I'm not invoking the 1880s as a prediction of what will occur in the 2020s. Rather, it fascinates me because it reveals how old these payments dilemmas are. The same tensions between public and private payments were present then as they are now. And it's also interesting to see how economists have always been engaged in questions of financial inclusion. Not just Fawcett but Jevons too, who we know primarily for his work on monetary theory.
And over a hundred years later, Edward Prescott delved into the topic, too. In a 1999 paper (which mentions the Cheque Bank), Prescott discusses the idea of opening up an inexpensive type of bank account called an Electronic Transfer Account (ETA) so that all Americans, particularly the unbanked, might receive Federal benefit payments digitally. (Prescott was skeptical that ETAs might work out. The program, introduced in 1999, was discontinued in 2018 and has been replaced with a prepaid debit card program.)

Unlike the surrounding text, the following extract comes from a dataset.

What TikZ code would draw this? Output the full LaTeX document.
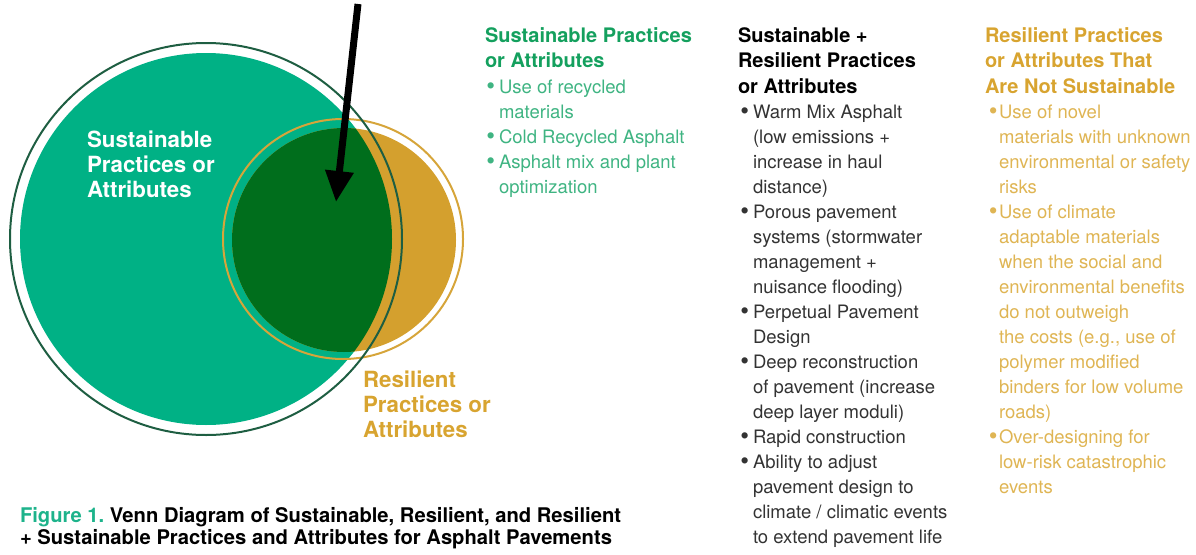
\documentclass[tikz,border=0pt]{standalone}
\usepackage{fontspec}
\setmainfont{TeX Gyre Heros}
\frenchspacing
\usetikzlibrary{arrows.meta}
\definecolor{tealfill}{HTML}{00B185}
\definecolor{darkfill}{HTML}{006E1C}
\definecolor{goldfill}{HTML}{D4A02E}
\definecolor{ringgreen}{HTML}{1E5E42}
\definecolor{ringgold}{HTML}{D6A53A}
\definecolor{hgreen}{HTML}{14A05E}
\definecolor{bgreen}{HTML}{3FB482}
\definecolor{hgold}{HTML}{D8A430}
\definecolor{bgold}{HTML}{DFB554}
\definecolor{bgray}{HTML}{333333}
\definecolor{capteal}{HTML}{1DB38B}
\newcommand{\mybul}[1]{\llap{\raisebox{-1.6pt}{\fontsize{25}{25}\selectfont\textbullet}\hspace{#1}}}
\begin{document}
\begin{tikzpicture}[x=1pt,y=1pt,
  every node/.style={inner sep=0pt,outer sep=0pt},
  headtext/.style={anchor=base west,align=left,font=\fontsize{20}{25.5}\selectfont\bfseries},
  bodytext/.style={anchor=base west,align=left,font=\fontsize{18.5}{25}\selectfont},
  circlabel/.style={anchor=base west,align=left,font=\fontsize{22.3}{25}\selectfont\bfseries},
  captext/.style={anchor=base west,align=left,font=\fontsize{20.2}{22}\selectfont\bfseries},
  ring/.style={line width=2pt},
  pointer/.style={line width=7pt,-{Triangle[length=31pt,width=27pt]}}]
\useasboundingbox (0,0) rectangle (1196,-554);
% Venn circles
\fill[tealfill] (206,-239) circle[radius=186];
\fill[goldfill] (344,-240) circle[radius=112];
\begin{scope}
  \clip (206,-239) circle[radius=186];
  \fill[darkfill] (344,-240) circle[radius=112];
\end{scope}
\draw[ring,ringgold] (343,-239) circle[radius=120];
\draw[ring,ringgreen] (206,-239) circle[radius=196];
% circle labels (anchor = baseline of last line)
\node[circlabel,white] (slab) at (87,-197) {Sustainable\\Practices or\\Attributes};
\node[circlabel,hgold] (rlab) at (363,-437) {Resilient\\Practices or\\Attributes};
% arrow
\coordinate (arrtop) at (358,-4);
\coordinate (arrtip) at (336,-202);
\draw[pointer,black] (arrtop) -- (arrtip);
% column 1
\node[headtext,hgreen] (h1) at (485,-67.5) {Sustainable Practices\\or Attributes};
\node[bodytext,bgreen] (b1) at (499,-193) {%
\mybul{4pt}Use of recycled\\
materials\\
\mybul{4pt}Cold Recycled Asphalt\\
\mybul{4pt}Asphalt mix and plant\\
optimization};
% column 2
\node[headtext,black] (h2) at (738,-93) {Sustainable +\\Resilient Practices\\or Attributes};
\node[bodytext,bgray] (b2) at (753,-543) {%
\mybul{4pt}Warm Mix Asphalt\\
(low emissions +\\
increase in haul\\
distance)\\
\mybul{4pt}Porous pavement\\
systems (stormwater\\
management +\\
nuisance flooding)\\
\mybul{4pt}Perpetual Pavement\\
Design\\
\mybul{4pt}Deep reconstruction\\
of pavement (increase\\
deep layer moduli)\\
\mybul{4pt}Rapid construction\\
\mybul{4pt}Ability to adjust\\
pavement design to\\
climate / climatic events\\
to extend pavement life};
% column 3
\node[headtext,hgold] (h3) at (985,-93) {Resilient Practices\\or Attributes That\\Are Not Sustainable};
\node[bodytext,bgold] (b3) at (999,-493) {%
\mybul{1.5pt}Use of novel\\
materials with unknown\\
environmental or safety\\
risks\\
\mybul{1.5pt}Use of climate\\
adaptable materials\\
when the social and\\
environmental benefits\\
do not outweigh\\
the costs (e.g., use of\\
polymer modified\\
binders for low volume\\
roads)\\
\mybul{1.5pt}Over-designing for\\
low-risk catastrophic\\
events};
% caption
\node[captext,black] (cap) at (20,-544) {{\color{capteal}Figure 1.} Venn Diagram of Sustainable, Resilient, and Resilient\\+ Sustainable Practices and Attributes for Asphalt Pavements};
\end{tikzpicture}
\end{document}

In closing, the topic of how to help the unbanked is a complicated one with many moving parts. Which is why we should explore how things played out in different times. Perhaps history can get us to see the debate in a new light.
Merry Christmas and a Happy New Year!
P.S. If you're interested in learning more about Jevons's thinking on payments, he was a big champion of the idea of creating an international coin standard. I wrote about it here. Think of it as a proto-version of the Euro. Jevons came up with a "tidy English solution" for fitting Britain into this proposed international coin union. The project never came to fruition.